Ya en el centro histórico de la capital checa, los callejones medievales de Nové Mesto esconden otro de esos locales que se abrieron cuando aún se iluminaba con velas, se paseaba a caballo y el estilo gótico estaba de moda. La posada U Fleku abrió sus puertas en 1499 y empezó a elaborar cerveza en depósitos de cobre. Y aún sigue haciéndolo en el mismo lugar y con el mismo método. El edificio es una joya de la arquitectura y del interiorismo.
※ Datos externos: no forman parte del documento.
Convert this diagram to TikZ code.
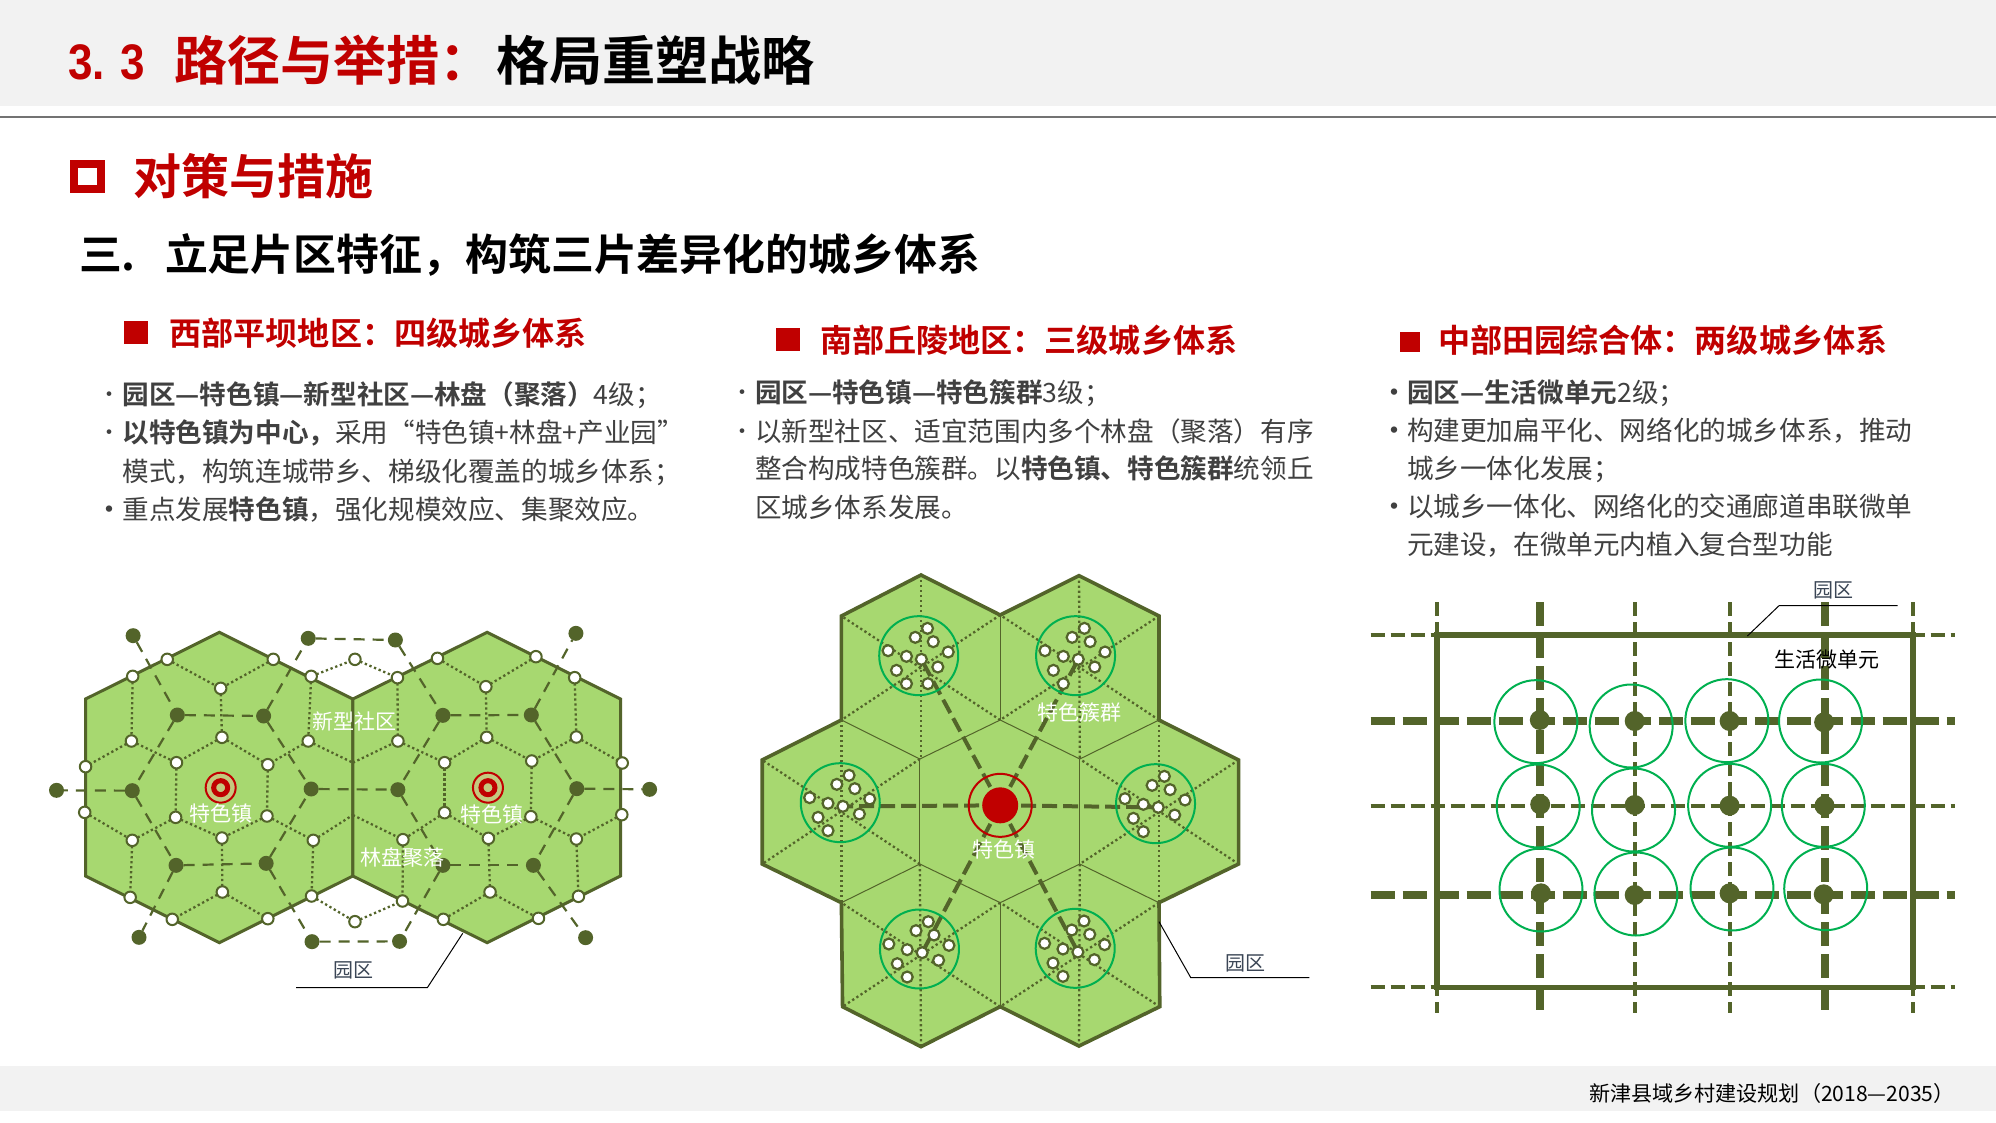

Contrariamente a lo que sucedió con la mayoría de propiedades en la República Checa, sigue estando regentada por la misma familia aún después del período comunista. Los Brtník han sabido adaptar el negocio a los nuevos tiempos. En los antiguos salones de banquetes y en los comedores con lámparas de forja se sirven más de dos mil copas de cerveza cada día. El sabor amargo y contundente de la malta tostada y el lúpulo de U Fleku es un patrimonio histórico casi tan famoso como el Puente de Carlos, el Castillo de Praga o el barrio judío.